Ya de muy niños, mis piratas comenzaban a surcar sus vidas encarándolas con un ánimo muy distinto.
El mayor, el moreno, nació el más atrevido, el más intrépido de los tres. De pequeño nadaba el más rápido y no ha parado de moverse, atesorando méritos y experiencias, para trazarse recto su camino, el que va desde aquella espada hasta pilotar su propio navío. Mi valiente y autónomo niño mayor.
El del medio, el rubio, nació como su padre y, plácido, hace malabares con los silencios hasta que le da por contar y contar. Sigue siendo el más callado, el que mastica y se traga los sinsabores con aparente, solo aparente, estoicismo. Nos lo secuestraron las pantallas y siguen pidiéndonos un rescate por soltarlo.
Y al pequeño todavía puedo verlo llegando a casa siempre con muñequitos en las manos y una sonrisa pegada en su carita. El más sociable de los tres, echaba a caminar por la arena de la playa y tan campante se iba y se iba y se iba, y como no estuvieras atento le veías ya como un punto en el infinito. Un punto ufano y feliz.
Solo se llevan un año y siguen siendo tan diferentes como eran. Treinta años después me conmueve ver como han crecido, las compinches que buscaron, el destino al que, seguros, van encaminándose buscando su sitio. Mis piratas siempre me hacen sonreír.

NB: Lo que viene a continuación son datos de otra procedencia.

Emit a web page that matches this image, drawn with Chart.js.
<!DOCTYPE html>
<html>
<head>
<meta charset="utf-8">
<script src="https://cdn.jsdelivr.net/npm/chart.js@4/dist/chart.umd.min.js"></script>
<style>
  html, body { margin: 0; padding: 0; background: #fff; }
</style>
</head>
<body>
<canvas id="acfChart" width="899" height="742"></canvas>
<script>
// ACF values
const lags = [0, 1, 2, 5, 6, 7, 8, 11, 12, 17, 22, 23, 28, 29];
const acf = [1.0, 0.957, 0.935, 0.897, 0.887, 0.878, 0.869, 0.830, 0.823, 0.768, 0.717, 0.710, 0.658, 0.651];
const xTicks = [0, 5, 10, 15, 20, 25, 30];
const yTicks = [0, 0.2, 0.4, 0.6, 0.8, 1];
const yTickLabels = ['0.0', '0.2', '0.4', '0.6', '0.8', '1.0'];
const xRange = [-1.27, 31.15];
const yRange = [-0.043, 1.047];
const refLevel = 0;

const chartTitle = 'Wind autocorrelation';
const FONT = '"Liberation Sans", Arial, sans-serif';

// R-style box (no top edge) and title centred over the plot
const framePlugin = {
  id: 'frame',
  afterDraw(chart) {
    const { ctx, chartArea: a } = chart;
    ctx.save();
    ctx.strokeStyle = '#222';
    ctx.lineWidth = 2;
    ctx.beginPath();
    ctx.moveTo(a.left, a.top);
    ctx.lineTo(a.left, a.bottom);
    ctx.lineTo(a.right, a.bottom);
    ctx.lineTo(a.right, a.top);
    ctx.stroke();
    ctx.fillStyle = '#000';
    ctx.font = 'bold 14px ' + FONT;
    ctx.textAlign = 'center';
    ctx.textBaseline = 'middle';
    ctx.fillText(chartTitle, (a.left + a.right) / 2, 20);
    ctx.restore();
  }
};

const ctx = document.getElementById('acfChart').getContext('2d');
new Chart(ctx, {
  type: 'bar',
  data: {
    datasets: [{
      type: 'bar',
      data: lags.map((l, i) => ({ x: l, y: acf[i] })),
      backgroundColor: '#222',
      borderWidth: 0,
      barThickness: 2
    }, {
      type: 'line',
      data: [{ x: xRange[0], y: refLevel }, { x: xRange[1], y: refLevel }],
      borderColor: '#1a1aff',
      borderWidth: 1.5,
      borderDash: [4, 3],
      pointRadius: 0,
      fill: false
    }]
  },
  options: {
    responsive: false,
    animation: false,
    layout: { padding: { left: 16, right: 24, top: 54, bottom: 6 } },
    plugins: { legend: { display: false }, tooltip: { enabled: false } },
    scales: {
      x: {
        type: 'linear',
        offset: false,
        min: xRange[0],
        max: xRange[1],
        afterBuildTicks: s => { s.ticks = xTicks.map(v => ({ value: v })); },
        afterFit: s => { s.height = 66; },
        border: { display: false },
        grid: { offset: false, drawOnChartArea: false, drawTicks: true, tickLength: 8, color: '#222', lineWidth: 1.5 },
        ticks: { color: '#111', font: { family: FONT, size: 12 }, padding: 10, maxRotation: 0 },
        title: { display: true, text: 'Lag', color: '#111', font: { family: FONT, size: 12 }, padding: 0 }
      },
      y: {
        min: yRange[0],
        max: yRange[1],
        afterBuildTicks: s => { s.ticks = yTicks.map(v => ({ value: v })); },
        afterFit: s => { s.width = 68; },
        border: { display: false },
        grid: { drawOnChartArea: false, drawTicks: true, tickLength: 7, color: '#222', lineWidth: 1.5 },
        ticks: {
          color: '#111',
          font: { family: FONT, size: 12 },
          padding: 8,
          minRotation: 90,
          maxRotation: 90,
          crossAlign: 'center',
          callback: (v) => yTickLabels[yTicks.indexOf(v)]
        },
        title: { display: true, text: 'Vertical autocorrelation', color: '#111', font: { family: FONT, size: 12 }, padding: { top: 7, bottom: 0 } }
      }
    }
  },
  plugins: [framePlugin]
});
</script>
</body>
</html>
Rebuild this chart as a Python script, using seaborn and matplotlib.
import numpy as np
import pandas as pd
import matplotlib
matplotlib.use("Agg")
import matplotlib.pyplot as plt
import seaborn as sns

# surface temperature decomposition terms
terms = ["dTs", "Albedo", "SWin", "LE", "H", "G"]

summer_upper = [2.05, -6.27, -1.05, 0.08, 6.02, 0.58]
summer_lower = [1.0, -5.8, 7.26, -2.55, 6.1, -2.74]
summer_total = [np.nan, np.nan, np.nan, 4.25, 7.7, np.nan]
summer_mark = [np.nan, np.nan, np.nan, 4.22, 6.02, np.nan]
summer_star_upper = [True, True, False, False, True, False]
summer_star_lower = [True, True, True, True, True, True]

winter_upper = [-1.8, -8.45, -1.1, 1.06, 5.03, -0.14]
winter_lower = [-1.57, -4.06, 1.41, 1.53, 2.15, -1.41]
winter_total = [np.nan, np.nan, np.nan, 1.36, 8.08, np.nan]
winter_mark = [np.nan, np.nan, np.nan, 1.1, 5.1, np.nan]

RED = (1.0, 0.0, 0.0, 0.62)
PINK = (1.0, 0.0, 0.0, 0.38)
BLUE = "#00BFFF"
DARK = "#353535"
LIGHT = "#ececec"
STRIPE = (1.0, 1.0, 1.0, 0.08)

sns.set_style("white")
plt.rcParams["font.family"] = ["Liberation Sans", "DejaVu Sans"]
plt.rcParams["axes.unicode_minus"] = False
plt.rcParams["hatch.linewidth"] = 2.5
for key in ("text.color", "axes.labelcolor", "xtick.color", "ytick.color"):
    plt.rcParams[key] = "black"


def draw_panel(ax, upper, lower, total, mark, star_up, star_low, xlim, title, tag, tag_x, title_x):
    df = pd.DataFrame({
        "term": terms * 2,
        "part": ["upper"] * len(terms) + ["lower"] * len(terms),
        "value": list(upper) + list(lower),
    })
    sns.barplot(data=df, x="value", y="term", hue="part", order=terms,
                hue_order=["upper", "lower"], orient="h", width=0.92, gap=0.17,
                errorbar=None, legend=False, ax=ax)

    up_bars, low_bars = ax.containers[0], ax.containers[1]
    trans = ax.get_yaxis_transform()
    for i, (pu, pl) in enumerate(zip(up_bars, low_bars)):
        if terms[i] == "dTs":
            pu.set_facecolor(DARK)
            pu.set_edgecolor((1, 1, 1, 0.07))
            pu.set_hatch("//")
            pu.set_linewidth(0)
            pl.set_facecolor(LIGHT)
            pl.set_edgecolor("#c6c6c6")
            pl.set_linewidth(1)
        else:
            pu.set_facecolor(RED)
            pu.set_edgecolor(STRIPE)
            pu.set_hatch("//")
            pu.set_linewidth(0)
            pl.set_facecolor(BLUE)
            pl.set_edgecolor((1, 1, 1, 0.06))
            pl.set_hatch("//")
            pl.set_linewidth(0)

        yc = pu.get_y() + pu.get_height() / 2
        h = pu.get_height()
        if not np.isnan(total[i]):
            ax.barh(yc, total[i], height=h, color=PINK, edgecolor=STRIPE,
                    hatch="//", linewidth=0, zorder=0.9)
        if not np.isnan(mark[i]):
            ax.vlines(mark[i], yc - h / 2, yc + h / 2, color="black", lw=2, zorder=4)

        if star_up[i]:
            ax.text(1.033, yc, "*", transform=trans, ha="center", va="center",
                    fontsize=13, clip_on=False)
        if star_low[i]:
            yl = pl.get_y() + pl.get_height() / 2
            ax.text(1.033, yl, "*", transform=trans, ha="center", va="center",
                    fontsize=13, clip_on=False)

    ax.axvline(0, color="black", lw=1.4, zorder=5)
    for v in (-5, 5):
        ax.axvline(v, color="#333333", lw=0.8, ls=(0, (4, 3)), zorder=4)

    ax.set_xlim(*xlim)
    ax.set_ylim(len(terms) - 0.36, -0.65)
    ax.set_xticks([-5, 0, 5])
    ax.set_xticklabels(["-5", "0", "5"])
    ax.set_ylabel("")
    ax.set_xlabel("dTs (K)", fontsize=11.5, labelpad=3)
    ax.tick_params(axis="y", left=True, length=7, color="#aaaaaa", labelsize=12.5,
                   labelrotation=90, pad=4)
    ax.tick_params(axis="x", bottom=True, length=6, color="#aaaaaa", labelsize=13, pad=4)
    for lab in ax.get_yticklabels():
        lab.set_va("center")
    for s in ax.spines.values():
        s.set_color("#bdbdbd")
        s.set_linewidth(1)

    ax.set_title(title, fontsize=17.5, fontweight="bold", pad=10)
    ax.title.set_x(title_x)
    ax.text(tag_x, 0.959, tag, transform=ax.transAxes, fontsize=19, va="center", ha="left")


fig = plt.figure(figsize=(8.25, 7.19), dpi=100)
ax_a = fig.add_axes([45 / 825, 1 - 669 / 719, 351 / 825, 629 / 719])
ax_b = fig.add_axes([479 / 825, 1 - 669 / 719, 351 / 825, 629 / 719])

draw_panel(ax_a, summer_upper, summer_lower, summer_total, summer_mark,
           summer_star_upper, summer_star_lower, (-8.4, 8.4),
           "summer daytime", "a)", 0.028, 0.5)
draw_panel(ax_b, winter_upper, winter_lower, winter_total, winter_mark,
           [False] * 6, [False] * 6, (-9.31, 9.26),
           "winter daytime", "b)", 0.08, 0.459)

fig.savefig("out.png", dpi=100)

A media tarde me llegó un guasap: "Tía estoy jugando a las categorías y me acuerdo mucho de ti". Me ha regalado una carcajada. No es fácil tener una tía tan pesada como yo con las palabras. Si yo lo comprendo. "Estas navidades jugamos" decía el siguiente. Porque ¿A qué quiero yo jugar siempre en las reuniones familiares? Y al leer sus guasap, he engordado tanto, tanto, tanto que he tenido que sacar un brazo por la ventana, otro por la puerta de la cocina y la cabeza por la chimenea de mi edificio.